1. Email Open Rates: The Pulse of Relevancy

 

The open rate is the most basic measure of engagement, but when you look closely, it tells you everything about your communication strategy.

 

The Data Point

The Underlying Story

The Action to Take

High Open Rate (25%+)

Your subject line is compelling, and the sender (your organization) is trusted.

Isolate the winning formula! Analyze the topic and tone of the top-performing emails and replicate them.

Open, But Never Clicks

The subject promises value, but the content doesn't deliver or is poorly formatted (not mobile-friendly).

Fix the content and design. Ensure the call-to-action (CTA) is clear, visible, and requires a single click.

Low Open Rate

Your communication is either too frequent (fatigue) or irrelevant to the recipient's segmentation.

Segment your lists! Stop sending all emails to everyone. Create lists based on industry, member size, or interests (e.g., Advocacy vs.
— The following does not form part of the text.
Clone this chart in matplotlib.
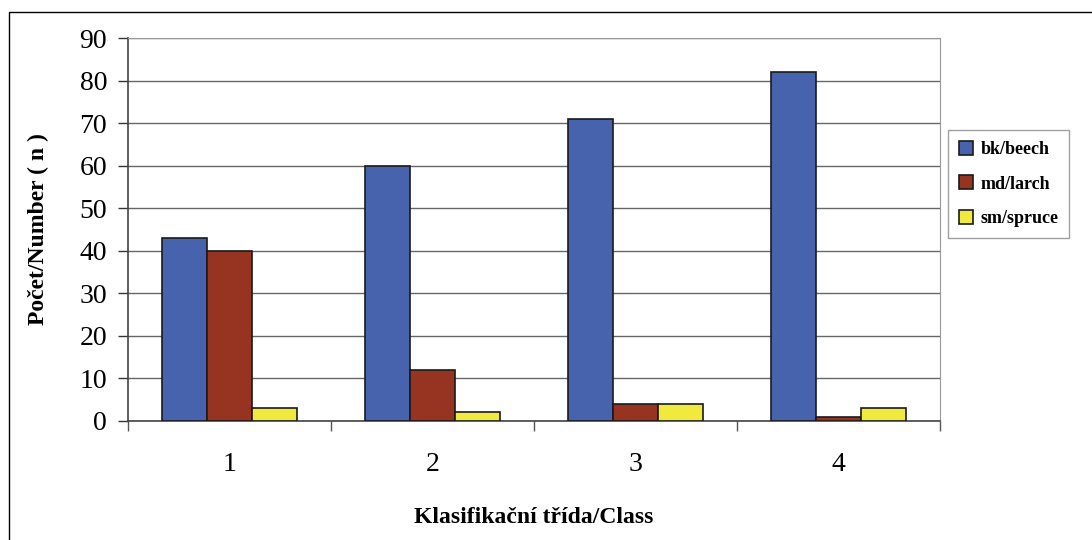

Networking).

Open Rate Declining Over Time

Your members are losing interest or associating your emails with sales pitches, not value.

Introduce a high-value series. Start sending a bi-weekly "Expert Tip" or "Local Economic Insight" email to rebuild trust and prove value.

 

2. Event Attendance: The Barometer of Value

 

Event attendance is the single clearest indicator of whether your members feel they are getting value worth their time.

 

A. Zero or Low Attendance (The Warning Sign)

 

If a member has attended zero events in the last six months, they are almost certainly a flight risk.

 

  • The Story: They haven't found a reason to dedicate the time, which means they haven't seen the value proposition demonstrated.
  • Action: Immediately move them into a high-touch onboarding or retention campaign. Call them with a tailored suggestion: "I see you haven't been to a mixer yet. Could I register you for the next one and introduce you to the chair of the XYZ committee?"

 

B. The "Selectively Engaged" Member

 

This member attends specific, highly focused events (e.g., only legislative lunches or only digital marketing workshops) but ignores the mixers.

 

  • The Story: They are time-poor and goal-oriented. They are only interested in direct, professional development or advocacy.
  • Action: Stop inviting them to generic events. Segment them into a group that only receives notices for high-level, focused educational content or advocacy briefings. This reduces fatigue and validates their specific investment.

 

C. The "Mixer Only" Member

 

This member attends every social event, ribbon cutting, and happy hour but ignores the educational or committee meetings.

 

  • The Story: They primarily value networking and community exposure. They are driven by visibility and referrals.
  • Action: Utilize them! Ask them to volunteer on the Welcoming Committee. They are excellent at making introductions and their social energy can be leveraged to welcome new members, deepening their commitment to the organization.

 

3. The Cross-Reference Test: Retention Risk Scoring

 

The true power of your data comes from combining these two metrics to create a simple Retention Risk Score.

 

Behavior Profile

Risk Level

Strategy

 

Low Open Rate + Zero Events

CRITICAL

High-Touch Intervention. A personalized phone call from a Board Member or Executive Director.

 

High Open Rate + Zero Events

HIGH

Incentivize First Event. They want the information but are hesitant. Offer a complimentary registration for their first event.

 

Low Open Rate + High Event Attendance

MEDIUM

Review Delivery. They are engaged in person but ignoring digital content. Ask them how they prefer to receive information (text, social, print).

 

High Open Rate + High Event Attendance

LOW

Turn them into an Advocate! Ask them to be a mentor or serve on a committee.

 

The Bottom Line

 

Your member data is your membership’s voice. Stop treating your numbers like scores and start treating them like strategic indicators.

 

By decoding the behavior behind the data, you can stop wasting time on generic outreach and start delivering the targeted, personalized value that drives high retention and turns members into dedicated advocates.